NewsProblem Solvers


Woman says her Social Security is in jeopardy and it’s the state’s fault

Posted at 10:35 PM, Jun 29, 2016

HUDSONVILLE, Mich.— Social Security is what many depend on to enjoy retirement.  One woman contacted the FOX 17 Problem Solvers when her own account was in jeopardy because of a clerical error.  An error, she claims, did not happen because of anything she did to deserve it.

Pamela Nederveld said this comes down to a caseworker entering information incorrectly into their computer system.  Department of Health and Human Services told FOX 17 News they weren’t even sure they keep records of when their caseworkers enter information incorrectly.

Nederveld had to stop working at 62 years old after she was diagnosed with Fibromyalgia, which is widespread pain accompanied by feeling tired all the time, even memory and mood issues.

“I’d like to work full time. I really would like to be able to get out there and do more than what I can do.  I am very limited on what I can do, and it’s just lots of tiredness and a lot of pain, so I do what I can,” said Nederveld.

At 68, it’s no secret Pam depends heavily on the medical assistance she qualifies for from the state, but that help stopped coming in January.

“I received a letter that I was no longer eligible for the Medicare savings program,” said Nederveld.

Instead, the money for her premium for the Medicare savings program was taken from her Social Security account.  She says it's money she needed to survive on a month to month basis.

“It’s how you survive every day, and when they take that money, it hurts. You have to figure out how am I going to do this for the next time, or the next month. Is it going to happen next month?”

Pam gets a little over $600 a month from her Social Security, more than $100 of that is going toward her medical care premium that the state was supposed to help her with. That leaves her with almost no money to spend after she paid rent for her mobile home lot.

“I filled out the paperwork properly and had sent it in on time, and he put it in the system wrong,” said Nederveld.

Pam was told by the state her caseworker entered the data in their system wrong, so for six months they were taking $122 from her no matter how many times she called her caseworker.

“I felt like I was just getting the run around like my story wasn’t good enough or I didn’t matter to them.”

Nederveld finally got her June payment reimbursed, but has received no notice if she will be reimbursed for the other 5 months.  We contacted DHHS to find out how often this is happening, where case workers are entering data carelessly, and if the state is responsible for paying people back after it comes out of their Social Security.

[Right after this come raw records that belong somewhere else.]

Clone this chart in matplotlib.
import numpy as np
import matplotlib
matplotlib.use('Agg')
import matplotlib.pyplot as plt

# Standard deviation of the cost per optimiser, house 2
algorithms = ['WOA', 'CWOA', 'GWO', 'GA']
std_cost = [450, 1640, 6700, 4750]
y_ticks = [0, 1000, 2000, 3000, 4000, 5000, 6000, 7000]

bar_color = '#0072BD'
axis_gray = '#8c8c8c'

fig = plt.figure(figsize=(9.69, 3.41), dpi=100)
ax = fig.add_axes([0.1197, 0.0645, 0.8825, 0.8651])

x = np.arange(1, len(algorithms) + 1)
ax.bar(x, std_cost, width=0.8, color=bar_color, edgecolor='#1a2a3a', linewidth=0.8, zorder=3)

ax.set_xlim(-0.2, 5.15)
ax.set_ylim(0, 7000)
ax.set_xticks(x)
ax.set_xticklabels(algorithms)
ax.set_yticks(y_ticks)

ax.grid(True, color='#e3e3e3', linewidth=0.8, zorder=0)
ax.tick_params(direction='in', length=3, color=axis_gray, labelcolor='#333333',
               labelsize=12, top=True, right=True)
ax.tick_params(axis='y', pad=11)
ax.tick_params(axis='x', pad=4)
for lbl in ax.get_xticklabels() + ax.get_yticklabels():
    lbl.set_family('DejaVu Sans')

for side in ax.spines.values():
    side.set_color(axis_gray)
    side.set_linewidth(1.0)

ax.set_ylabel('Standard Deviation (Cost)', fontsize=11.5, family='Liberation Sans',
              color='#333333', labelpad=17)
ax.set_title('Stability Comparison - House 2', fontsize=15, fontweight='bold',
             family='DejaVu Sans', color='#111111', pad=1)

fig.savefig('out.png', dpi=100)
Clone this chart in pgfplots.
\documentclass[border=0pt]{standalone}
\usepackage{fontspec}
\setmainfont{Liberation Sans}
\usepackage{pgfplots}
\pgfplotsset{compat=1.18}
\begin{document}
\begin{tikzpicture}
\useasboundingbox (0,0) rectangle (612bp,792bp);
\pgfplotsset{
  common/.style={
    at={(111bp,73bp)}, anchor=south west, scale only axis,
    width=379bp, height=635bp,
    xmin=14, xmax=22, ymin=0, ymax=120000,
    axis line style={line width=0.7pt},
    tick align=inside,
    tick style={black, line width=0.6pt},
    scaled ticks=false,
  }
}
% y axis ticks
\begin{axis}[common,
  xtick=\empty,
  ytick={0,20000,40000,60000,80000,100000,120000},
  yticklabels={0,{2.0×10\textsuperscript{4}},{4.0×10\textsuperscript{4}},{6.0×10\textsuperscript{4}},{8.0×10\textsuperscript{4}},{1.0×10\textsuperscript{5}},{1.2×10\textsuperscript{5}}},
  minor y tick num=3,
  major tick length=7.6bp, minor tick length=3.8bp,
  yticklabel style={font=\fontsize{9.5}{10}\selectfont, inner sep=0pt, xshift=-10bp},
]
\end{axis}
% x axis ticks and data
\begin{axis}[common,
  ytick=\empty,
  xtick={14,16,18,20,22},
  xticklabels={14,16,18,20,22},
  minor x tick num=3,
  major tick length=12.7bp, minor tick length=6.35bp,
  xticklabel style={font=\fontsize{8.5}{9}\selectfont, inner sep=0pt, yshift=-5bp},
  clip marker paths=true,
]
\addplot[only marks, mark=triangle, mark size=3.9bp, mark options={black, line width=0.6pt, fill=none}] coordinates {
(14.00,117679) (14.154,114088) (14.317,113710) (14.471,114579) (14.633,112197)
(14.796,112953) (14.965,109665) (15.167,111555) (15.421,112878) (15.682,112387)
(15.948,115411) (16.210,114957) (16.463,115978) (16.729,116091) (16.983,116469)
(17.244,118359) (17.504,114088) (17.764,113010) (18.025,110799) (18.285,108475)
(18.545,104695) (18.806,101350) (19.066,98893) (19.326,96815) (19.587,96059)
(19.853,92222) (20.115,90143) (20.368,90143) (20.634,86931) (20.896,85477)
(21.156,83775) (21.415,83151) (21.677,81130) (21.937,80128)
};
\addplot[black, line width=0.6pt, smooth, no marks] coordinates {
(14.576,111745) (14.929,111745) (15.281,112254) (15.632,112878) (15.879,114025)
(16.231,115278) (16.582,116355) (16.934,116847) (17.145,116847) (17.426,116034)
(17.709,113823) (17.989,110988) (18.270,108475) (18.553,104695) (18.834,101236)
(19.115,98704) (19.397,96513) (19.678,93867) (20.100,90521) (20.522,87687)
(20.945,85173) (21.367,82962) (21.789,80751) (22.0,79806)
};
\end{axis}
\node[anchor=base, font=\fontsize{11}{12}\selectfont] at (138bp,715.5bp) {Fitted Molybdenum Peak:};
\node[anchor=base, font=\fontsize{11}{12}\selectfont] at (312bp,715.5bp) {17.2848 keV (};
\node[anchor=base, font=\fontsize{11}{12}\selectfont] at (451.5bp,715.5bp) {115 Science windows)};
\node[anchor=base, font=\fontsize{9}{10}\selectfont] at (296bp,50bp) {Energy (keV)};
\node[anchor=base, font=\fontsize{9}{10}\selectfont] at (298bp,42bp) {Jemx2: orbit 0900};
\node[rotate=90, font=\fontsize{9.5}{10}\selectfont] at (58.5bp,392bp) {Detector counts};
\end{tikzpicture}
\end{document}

They sent us a response that said they had no exact number on how many times this happened, and if they even keep record of it. DHHS told FOX 17 that human error does occur. As for reimbursements they can only reimburse people if they are permitted by federal and state requirements, leaving Nederveld hanging in the balance.

“I don’t know if they have too much of a case load or not enough workers. It just needs to be straightened out,” she said.

DHHS said they cannot speak to specific client information due to privacy laws. As of Wednesday Nederveld had not received a called from DHHS about her inquires about the past months.